• Task details:
Everything in the listing except the pictures should be written out exactly.
━━ Data segment ━━
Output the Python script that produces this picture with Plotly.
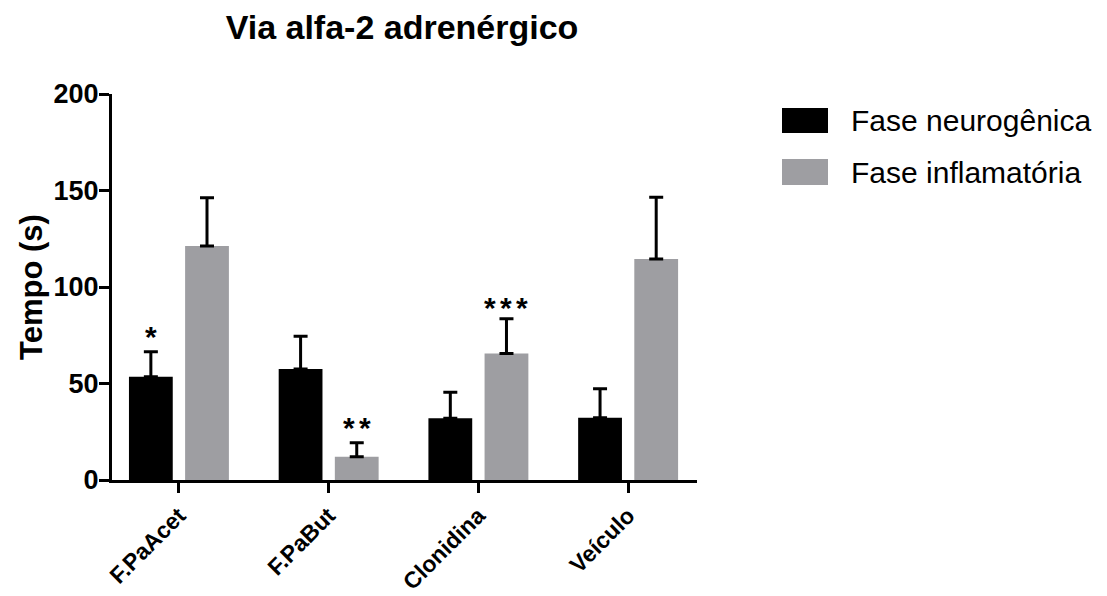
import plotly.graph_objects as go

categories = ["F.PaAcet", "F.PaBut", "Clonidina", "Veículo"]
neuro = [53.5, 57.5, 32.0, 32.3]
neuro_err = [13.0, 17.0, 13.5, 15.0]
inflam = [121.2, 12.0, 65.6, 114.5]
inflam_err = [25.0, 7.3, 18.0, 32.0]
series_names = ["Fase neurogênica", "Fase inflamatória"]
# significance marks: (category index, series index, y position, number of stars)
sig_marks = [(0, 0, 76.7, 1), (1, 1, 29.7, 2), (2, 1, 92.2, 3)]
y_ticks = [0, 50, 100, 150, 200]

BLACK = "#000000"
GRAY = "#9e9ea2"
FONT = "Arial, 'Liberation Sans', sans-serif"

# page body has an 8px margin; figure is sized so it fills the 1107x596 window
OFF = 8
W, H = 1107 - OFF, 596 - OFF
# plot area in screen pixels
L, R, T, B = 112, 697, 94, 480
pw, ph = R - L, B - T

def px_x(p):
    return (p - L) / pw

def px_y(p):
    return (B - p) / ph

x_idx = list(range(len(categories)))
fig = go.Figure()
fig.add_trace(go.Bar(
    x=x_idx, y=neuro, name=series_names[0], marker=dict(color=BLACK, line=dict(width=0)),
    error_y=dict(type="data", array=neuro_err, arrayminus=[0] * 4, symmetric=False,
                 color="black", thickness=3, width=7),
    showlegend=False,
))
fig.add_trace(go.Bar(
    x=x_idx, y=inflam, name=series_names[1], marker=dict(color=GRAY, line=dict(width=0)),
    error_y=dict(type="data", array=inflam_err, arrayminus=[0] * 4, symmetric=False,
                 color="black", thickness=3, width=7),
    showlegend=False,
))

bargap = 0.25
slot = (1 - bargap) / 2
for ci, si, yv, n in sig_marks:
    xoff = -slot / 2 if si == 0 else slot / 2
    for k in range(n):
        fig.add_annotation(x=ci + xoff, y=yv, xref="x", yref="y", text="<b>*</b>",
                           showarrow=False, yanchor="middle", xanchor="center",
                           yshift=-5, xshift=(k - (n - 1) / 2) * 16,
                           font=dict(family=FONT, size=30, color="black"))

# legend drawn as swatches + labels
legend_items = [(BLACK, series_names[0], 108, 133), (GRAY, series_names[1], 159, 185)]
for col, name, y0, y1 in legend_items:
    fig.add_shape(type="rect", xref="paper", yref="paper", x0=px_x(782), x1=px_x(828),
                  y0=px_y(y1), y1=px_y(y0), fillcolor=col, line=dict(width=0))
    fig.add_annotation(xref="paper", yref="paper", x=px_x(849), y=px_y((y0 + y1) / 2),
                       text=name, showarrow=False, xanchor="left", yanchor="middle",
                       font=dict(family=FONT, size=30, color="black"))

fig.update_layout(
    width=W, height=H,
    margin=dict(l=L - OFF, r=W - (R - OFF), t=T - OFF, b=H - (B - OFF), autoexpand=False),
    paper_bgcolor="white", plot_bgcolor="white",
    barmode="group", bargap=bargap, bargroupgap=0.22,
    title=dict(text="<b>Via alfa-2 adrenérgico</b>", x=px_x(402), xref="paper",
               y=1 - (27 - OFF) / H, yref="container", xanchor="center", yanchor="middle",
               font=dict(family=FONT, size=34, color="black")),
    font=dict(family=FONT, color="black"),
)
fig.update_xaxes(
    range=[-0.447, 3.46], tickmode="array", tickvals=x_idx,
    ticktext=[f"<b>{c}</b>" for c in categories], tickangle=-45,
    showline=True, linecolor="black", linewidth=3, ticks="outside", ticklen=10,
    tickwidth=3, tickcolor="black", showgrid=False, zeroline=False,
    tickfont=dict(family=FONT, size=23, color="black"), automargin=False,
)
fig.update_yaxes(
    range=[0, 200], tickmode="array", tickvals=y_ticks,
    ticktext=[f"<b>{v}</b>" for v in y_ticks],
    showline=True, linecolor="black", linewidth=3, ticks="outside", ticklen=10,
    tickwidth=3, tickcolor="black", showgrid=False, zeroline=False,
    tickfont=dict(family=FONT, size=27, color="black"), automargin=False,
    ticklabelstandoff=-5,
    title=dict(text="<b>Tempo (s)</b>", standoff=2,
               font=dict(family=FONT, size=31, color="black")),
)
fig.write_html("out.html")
━━━
• Correct result:
Output the Python script that produces this picture with Plotly.
import plotly.graph_objects as go

categories = ["F.PaAcet", "F.PaBut", "Clonidina", "Veículo"]
neuro = [53.5, 57.5, 32.0, 32.3]
neuro_err = [13.0, 17.0, 13.5, 15.0]
inflam = [121.2, 12.0, 65.6, 114.5]
inflam_err = [25.0, 7.3, 18.0, 32.0]
series_names = ["Fase neurogênica", "Fase inflamatória"]
# significance marks: (category index, series index, y position, number of stars)
sig_marks = [(0, 0, 76.7, 1), (1, 1, 29.7, 2), (2, 1, 92.2, 3)]
y_ticks = [0, 50, 100, 150, 200]

BLACK = "#000000"
GRAY = "#9e9ea2"
FONT = "Arial, 'Liberation Sans', sans-serif"

# page body has an 8px margin; figure is sized so it fills the 1107x596 window
OFF = 8
W, H = 1107 - OFF, 596 - OFF
# plot area in screen pixels
L, R, T, B = 112, 697, 94, 480
pw, ph = R - L, B - T

def px_x(p):
    return (p - L) / pw

def px_y(p):
    return (B - p) / ph

x_idx = list(range(len(categories)))
fig = go.Figure()
fig.add_trace(go.Bar(
    x=x_idx, y=neuro, name=series_names[0], marker=dict(color=BLACK, line=dict(width=0)),
    error_y=dict(type="data", array=neuro_err, arrayminus=[0] * 4, symmetric=False,
                 color="black", thickness=3, width=7),
    showlegend=False,
))
fig.add_trace(go.Bar(
    x=x_idx, y=inflam, name=series_names[1], marker=dict(color=GRAY, line=dict(width=0)),
    error_y=dict(type="data", array=inflam_err, arrayminus=[0] * 4, symmetric=False,
                 color="black", thickness=3, width=7),
    showlegend=False,
))

bargap = 0.25
slot = (1 - bargap) / 2
for ci, si, yv, n in sig_marks:
    xoff = -slot / 2 if si == 0 else slot / 2
    for k in range(n):
        fig.add_annotation(x=ci + xoff, y=yv, xref="x", yref="y", text="<b>*</b>",
                           showarrow=False, yanchor="middle", xanchor="center",
                           yshift=-5, xshift=(k - (n - 1) / 2) * 16,
                           font=dict(family=FONT, size=30, color="black"))

# legend drawn as swatches + labels
legend_items = [(BLACK, series_names[0], 108, 133), (GRAY, series_names[1], 159, 185)]
for col, name, y0, y1 in legend_items:
    fig.add_shape(type="rect", xref="paper", yref="paper", x0=px_x(782), x1=px_x(828),
                  y0=px_y(y1), y1=px_y(y0), fillcolor=col, line=dict(width=0))
    fig.add_annotation(xref="paper", yref="paper", x=px_x(849), y=px_y((y0 + y1) / 2),
                       text=name, showarrow=False, xanchor="left", yanchor="middle",
                       font=dict(family=FONT, size=30, color="black"))

fig.update_layout(
    width=W, height=H,
    margin=dict(l=L - OFF, r=W - (R - OFF), t=T - OFF, b=H - (B - OFF), autoexpand=False),
    paper_bgcolor="white", plot_bgcolor="white",
    barmode="group", bargap=bargap, bargroupgap=0.22,
    title=dict(text="<b>Via alfa-2 adrenérgico</b>", x=px_x(402), xref="paper",
               y=1 - (27 - OFF) / H, yref="container", xanchor="center", yanchor="middle",
               font=dict(family=FONT, size=34, color="black")),
    font=dict(family=FONT, color="black"),
)
fig.update_xaxes(
    range=[-0.447, 3.46], tickmode="array", tickvals=x_idx,
    ticktext=[f"<b>{c}</b>" for c in categories], tickangle=-45,
    showline=True, linecolor="black", linewidth=3, ticks="outside", ticklen=10,
    tickwidth=3, tickcolor="black", showgrid=False, zeroline=False,
    tickfont=dict(family=FONT, size=23, color="black"), automargin=False,
)
fig.update_yaxes(
    range=[0, 200], tickmode="array", tickvals=y_ticks,
    ticktext=[f"<b>{v}</b>" for v in y_ticks],
    showline=True, linecolor="black", linewidth=3, ticks="outside", ticklen=10,
    tickwidth=3, tickcolor="black", showgrid=False, zeroline=False,
    tickfont=dict(family=FONT, size=27, color="black"), automargin=False,
    ticklabelstandoff=-5,
    title=dict(text="<b>Tempo (s)</b>", standoff=2,
               font=dict(family=FONT, size=31, color="black")),
)
fig.write_html("out.html")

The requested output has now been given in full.